Tuesday 17 February 2009

Prison Break (without the tattoos or the vaguely masked homoerotics)

Racing along the motorway back to Brisbane I had a feeling in my stomach reminiscent of the time that I stole a newspaper from a garage forecourt and Helen's mum had seen me, slight awkwardness of what was about to happen with a hint of, 'Well, whatcha gonna doaboudit?'.

This time however, I was to only be an accomplice in the tea-leafing and it wouldn't be Wednesday’s Guardian that I'd be stealing but a real, in nearly every sense of the word, person. Emma Louise Dagley to be precise.


Screeching up to the shop like a baby with a bayonet, we realised we had no rope or dynamite between us (having used it all making lunch), and, when all was said and done, not a gnat's cock of a real plan.


Ever the hero, I stepped up to go and grasp Emma and her stuff from the shop. This was essentially because I feared for the safety of the population of the surrounding area if Helen or Mary had been the ones going in Rambo style.

Gingerly stepping out of the car, I imagined that I was moving in black and white and slow motion, and I kept saying 'Megatron must be stopped, no matter the cost...'

My mantra only succeeded in me walking into the shop singing in my head 'You´ve got the touch! You've got the POOOOOOW-EEEEEEEEEEEERRRRR!' at the top of my mind-lungs and being totally ill-prepared for what was about to happen.

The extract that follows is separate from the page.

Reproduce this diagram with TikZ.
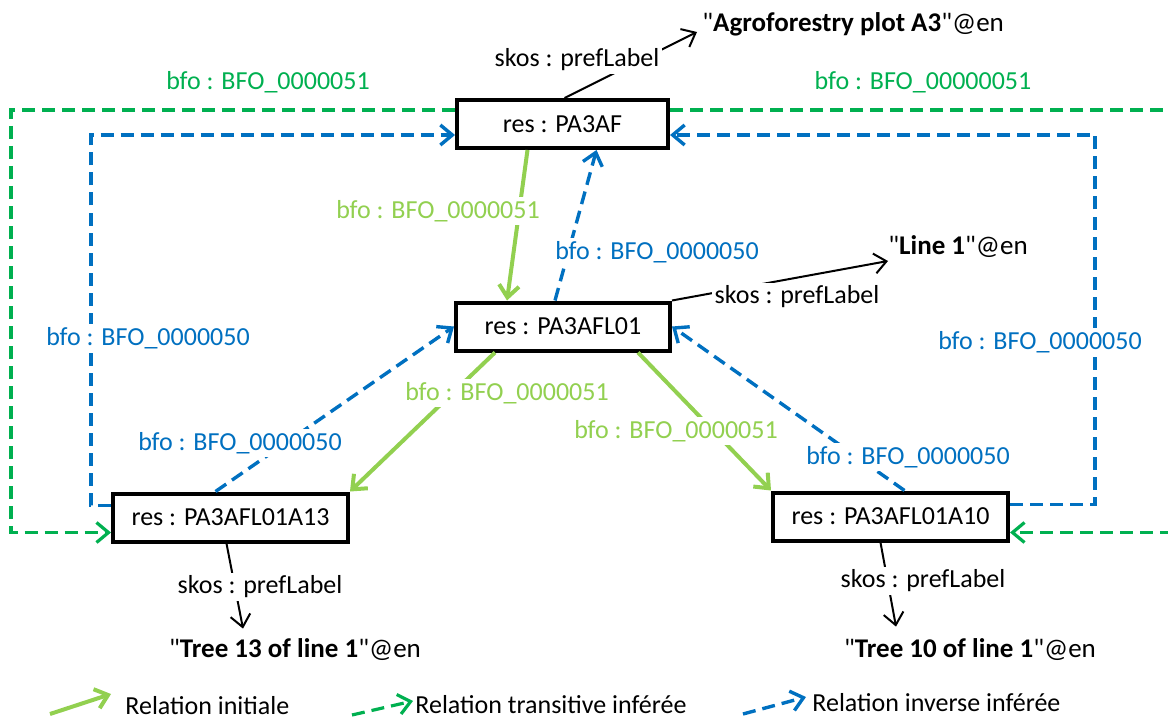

Luckily, my own stupidity allowed me to bumble through the next five minutes of Emma running away from her employers and we all joyously jumped into the car - I tell you, we were glad it wasn't a Yaris the amount of stuff Emma had, cor - and the sheer excitement of having everyone together and ready to go and have fun for the first time (for Emma at least) in six months was overwhelming.

For about three and a half minutes.


The Dagley trio then went back to business as usual, and much of the drive home was spent at either top of the range shouting or complete silence.

I used all of my Finnegan skill to disarm the situation by keeping absolutely silent. I did fart once to try and break the deadlock but I reneged on my own bravery and blamed it on Emma in the end.

But, after all was said and done ('You never walk, you never run - YOU'RE A WINNER!'), Emma was free, I was four, and we were on the road to Noosa.


A quick aside, all of this Transformers soundtrack talk has forced me to remember that I sat through a two minute teaser trailer for the next 'Transformers' (those are quotation marks of contempt by the way) 'movie' the other day. 


I solemnly swear, with my hand on my heart and my heart in my lap, that when I get the money I will find and personally kill Michael Bay with my own hands. 


I will rip off his stupid little CGI head and shit down his neck, and what´s more I'll film it, going around and around and around in a two-shot like he does in every fucking film he´s ever made. Cunt.